Once you start talking about repair at a chip level (on the actual logic boards inside your phone or laptop) things get a '''lot''' more complicated when it comes to troubleshooting. Depending on the problem you ''might'' get away with just a multimeter and some general tips, or you might need an oscilloscope, an electrical engineering degree, and original circuit diagrams to figure out exactly which chip is misbehaving and why.
Sometimes it's as simple as a blown resistor which can be fixed with solder sucker, soldering iron, and 5 cent part. Other times a microcontroller had its flash memory wiped in a power surge, which requires a multi-thousand dollar logic analyzer, an AVR programmer, and access to the original compiled bytecode to reprogram the chip.
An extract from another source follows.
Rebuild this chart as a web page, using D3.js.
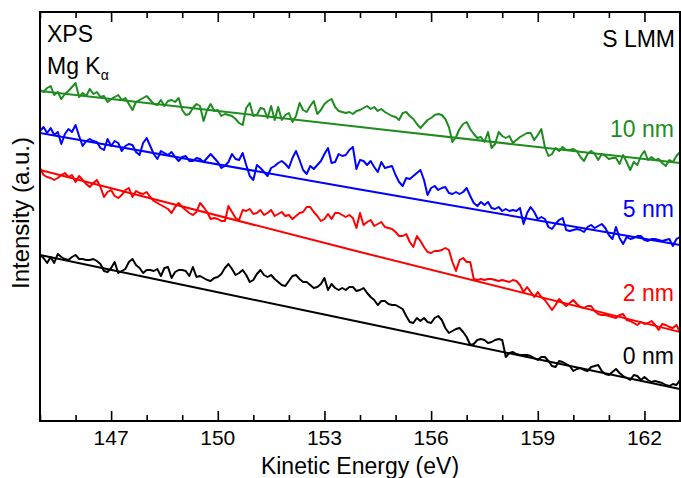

In the case of phones and other small electronics, many of the chips on the board are simply too small to be resoldered by hand, even for a trained professional. Repairing those chips requires an expensive hot-air rework station, or if you're talking about cracked cold solder joints on a BGA package, you might be totally out of luck. It might literally require starting all over with a clean board, laying down fresh parts with your pick and place machine, and running the whole thing through your reflow oven, assuming you can get the manufacturer to cough up the reflow profile.
I think you see what I'm getting at. :)
Replacing the logic board as a single piece is, right now, the sweet spot for anyone to be able to repair their electronics, and that's what we're targeting at iFixit. We want to teach everyone how to repair everything, but it's a bit crazy to expect people to all get electrical engineering degrees to be able to do that.
Besides, if we were all electrical engineers, jokes like, "Hey baby, you must be 0.7V and I must be a diode because you're turning me on!" would get old really fast.